At each level, the pain is lessened, both by having broader goals and by the ability to have those goals thrown out. For instance, when I was at AT&T Wireless, when the company would post horrible results that missed goals, the board would lower those goals so that the executive leadership could get their bonuses and millions of low-priced stock options. The grunts, of course, didn't get comperable treatment.

No wonder people on the ground level have such negative views of these things.

For managers, it's a little better. Since they're not held to the kind of "get x features into production" review standards a grunt is, and their networks wider, they're better adapted for change. A manager who works on, say, the retail line-of-business applications and gets moved into working on customer-facing applications is going to find far more of their immediate contacts stay the same compared to a grunt-level worker.

However, managers get hit when the people who work for them change.

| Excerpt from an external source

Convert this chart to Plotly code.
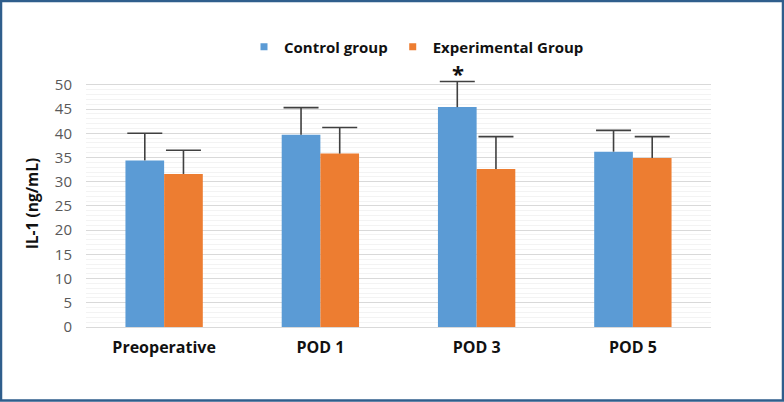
import plotly.graph_objects as go

categories = ["Preoperative", "POD 1", "POD 3", "POD 5"]
control_mean = [34.4, 39.7, 45.4, 36.2]
control_sd = [5.6, 5.6, 5.3, 4.4]
exp_mean = [31.6, 35.8, 32.6, 34.9]
exp_sd = [4.9, 5.4, 6.7, 4.4]
y_ticks = [0, 5, 10, 15, 20, 25, 30, 35, 40, 45, 50]
series_names = ["Control group", "Experimental Group"]
series_colors = ["#5B9BD5", "#ED7D31"]
groups = ["ctrl", "exp"]

FONT = "Open Sans, sans-serif"
ERR = "#404040"

fig = go.Figure()
for name, mean, sd, col, g in zip(series_names, [control_mean, exp_mean],
                                  [control_sd, exp_sd], series_colors, groups):
    fig.add_trace(go.Bar(
        name=name, x=categories, y=mean, showlegend=False,
        offsetgroup=g,
        marker=dict(color=col, line=dict(width=0)),
        error_y=dict(type="data", array=sd, symmetric=False,
                     color=ERR, thickness=1.6, width=0),
        cliponaxis=False,
    ))
# caps at the top of the (upper-only) error bars
for mean, sd, g in zip([control_mean, exp_mean], [control_sd, exp_sd], groups):
    fig.add_trace(go.Scatter(
        x=categories, y=[m + s for m, s in zip(mean, sd)], mode="markers",
        offsetgroup=g, showlegend=False, hoverinfo="skip", cliponaxis=False,
        marker=dict(symbol="line-ew", size=25, color=ERR,
                    line=dict(color=ERR, width=1.6)),
    ))
# legend entries with small square swatches
for name, col in zip(series_names, series_colors):
    fig.add_trace(go.Scatter(
        name=name, x=[None], y=[None], mode="markers",
        marker=dict(symbol="square", size=7, color=col),
        showlegend=True,
    ))

# significance marker above POD 3 control bar
fig.add_annotation(x=categories[2], y=control_mean[2] + control_sd[2],
                   text="<b>*</b>", showarrow=False, xshift=-19, yshift=8,
                   font=dict(size=22, color="#111111", family=FONT))

# outer border
L, R, T, B = 86, 73, 80, 75
W, H = 784, 402
pw, ph = W - L - R, H - T - B
def px(x): return (x - L) / pw
def py(y): return (H - B - y) / ph
fig.add_shape(type="rect", xref="paper", yref="paper",
              x0=px(1), x1=px(783), y0=py(1), y1=py(400.5),
              line=dict(color="#2F5E8C", width=2.5), layer="above")

fig.update_layout(
    width=W, height=H,
    margin=dict(l=L, r=R, t=T, b=B),
    paper_bgcolor="white", plot_bgcolor="white",
    barmode="group", bargap=0.505, bargroupgap=0,
    scattermode="group", scattergap=0.505,
    showlegend=True,
    legend=dict(orientation="h", x=px(244), xanchor="left", y=py(47), yanchor="middle",
                font=dict(family=FONT, size=15, color="#111111", weight="bold"),
                itemwidth=30, traceorder="normal"),
    font=dict(family=FONT, color="#595959"),
    xaxis=dict(showgrid=False, showline=True, linecolor="#d9d9d9", linewidth=1,
               ticks="", tickfont=dict(family=FONT, size=16, color="#111111", weight="bold"),
               ticklabelstandoff=6),
    yaxis=dict(range=[0, 51], tickvals=y_ticks, ticktext=[str(v) for v in y_ticks],
               showgrid=True, gridcolor="#d9d9d9", gridwidth=1,
               minor=dict(dtick=1, showgrid=True, gridcolor="#f3f3f3", gridwidth=1),
               zeroline=False, showline=False, ticks="",
               ticklabelstandoff=13,
               tickfont=dict(family=FONT, size=15, color="#595959"),
               title=dict(text="<b>IL-1 (ng/mL)</b>", standoff=12,
                          font=dict(family=FONT, size=15.5, color="#111111"))),
)

fig.write_html("out.html")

People with a new boss are reluctant to rate their boss highly, especially on qualities that take a long time to establish ("My boss is honest with me..." and so on). And conversely, it can help mitigate bad scores for bad bosses, since employees are reluctant to rate a boss extremely badly if they've only worked for them for a month or so.

The more they're evaluated on their ability to manage their employees, the more they're harmed by reorgs. And even if they're not, they're still far less effected compared to an exec.

Soon, you're at the level of the vice president of IT, and you have entirely different motivations. Your goal for the year isn't "ship x widgets" though you may have some high-level initiatives you're charged with getting out the door. It's more likely "address supplier concerns" and the goal's met if the suppliers rate the IT organization is "responsive or highly responsive" on the year-end survey, a dramatic improvement from "sometimes responsive".

From your perspective, it makes total sense to order a reorganization around suppliers. Each supplier now gets their own team, with dedicated resources, and they'll all do the projects that supplier wants! Ad-hoc teams will form around releases for each product! Sure, there'll be a few months of depressed productivity, but after that, it'll be great!

It works. The supplier's overjoyed that you're willing to go through this to better serve them. They understand that it'll be tough at first, and you get a pass. During that initial honeymoon, as their new dedicated teams start to fight, the supplier's going to be happy -- look at the little ants go at it! They're so cute, and the red ones are fighting for me!

The "highly responsive" box gets filled in. As the VP of IT, this stunning success gets you a huge bonus and a pat on the back.

When the annual employee survey results come out, and morale is down, people are mad about how bad communication is, express frustration with the direction of the company, with the competence of the leadership, there's a ready excuse for you: the grunts are understandably frustrated because they've had to switch teams and bosses, and things will look better once they've settled down.

Then your boss realizes that actual productivity has ground to a halt because every team's fighting every other team. Your reorg doesn't get blamed -- you get a new goal for next year, to streamline planning and build a unified build platform, or some such thing.

That clearly requires a reorg.

1 Comments:

At 6:37 AM , Blogger Curious Cat said...

"We trained hard … but it seemed that every time we were beginning to form up into teams we would be reorganized. I was to learn later in life that we tend to meet any new situation by reorganizing; and a wonderful method it can be for creating the illusion of progress while producing confusion, inefficiency, and demoralization."

- "Petronius"

unfortunately it seems this quote is not actualy his but just attributed to him.